Re: [PATCH] random: add blocking facility to urandom

From: Steve Grubb
Date: Wed Sep 07 2011 - 16:30:37 EST


On Wednesday, September 07, 2011 04:23:13 PM Sasha Levin wrote:
> On Wed, 2011-09-07 at 16:02 -0400, Steve Grubb wrote:
> > On Wednesday, September 07, 2011 03:27:37 PM Ted Ts'o wrote:
> > > On Wed, Sep 07, 2011 at 02:26:35PM -0400, Jarod Wilson wrote:
> > > > We're looking for a generic solution here that doesn't require
> > > > re-educating every single piece of userspace.

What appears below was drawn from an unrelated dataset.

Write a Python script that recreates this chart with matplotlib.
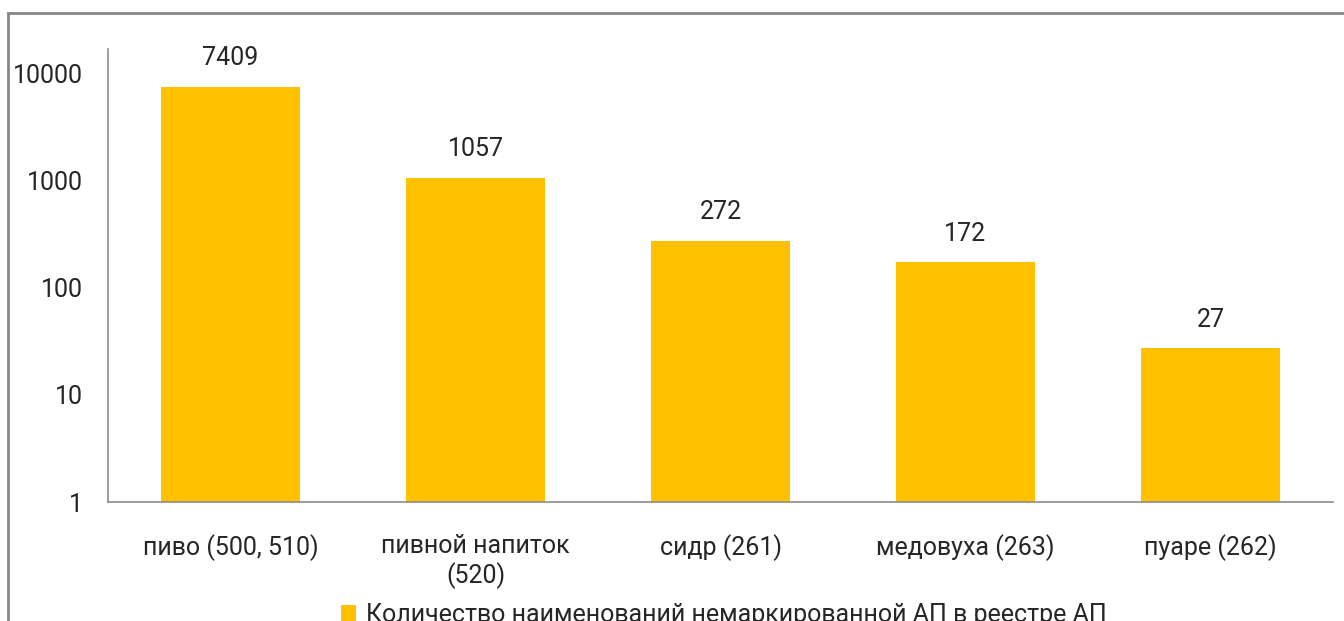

And anything done in
> > > > userspace is going to be full of possible holes -- there needs to be
> > > > something in place that actually *enforces* the policy, and
> > > > centralized accounting/tracking, lest you wind up with multiple
> > > > processes racing to grab the entropy.
> > >
> > > Yeah, but there are userspace programs that depend on urandom not
> > > blocking... so your proposed change would break them.
> >
> > The only time this kicks in is when a system is under attack. If you have
> > set this and the system is running as normal, you will never notice it
> > even there. Almost all uses of urandom grab 4 bytes and seed openssl or
> > libgcrypt or nss. It then uses those libraries. There are the odd cases
> > where something uses urandom to generate a key or otherwise grab a chunk
> > of bytes, but these are still small reads in the scheme of things. Can
> > you think of any legitimate use of urandom that grabs 100K or 1M from
> > urandom? Even those numbers still won't hit the sysctl on a normally
> > function system.
>
> As far as I remember, several wipe utilities are using /dev/urandom to
> overwrite disks (possibly several times).

Which should generate disk activity and feed entropy to urandom.

> Something similar probably happens for getting junk on disks before
> creating an encrypted filesystem on top of them.

During system install, this sysctl is not likely to be applied.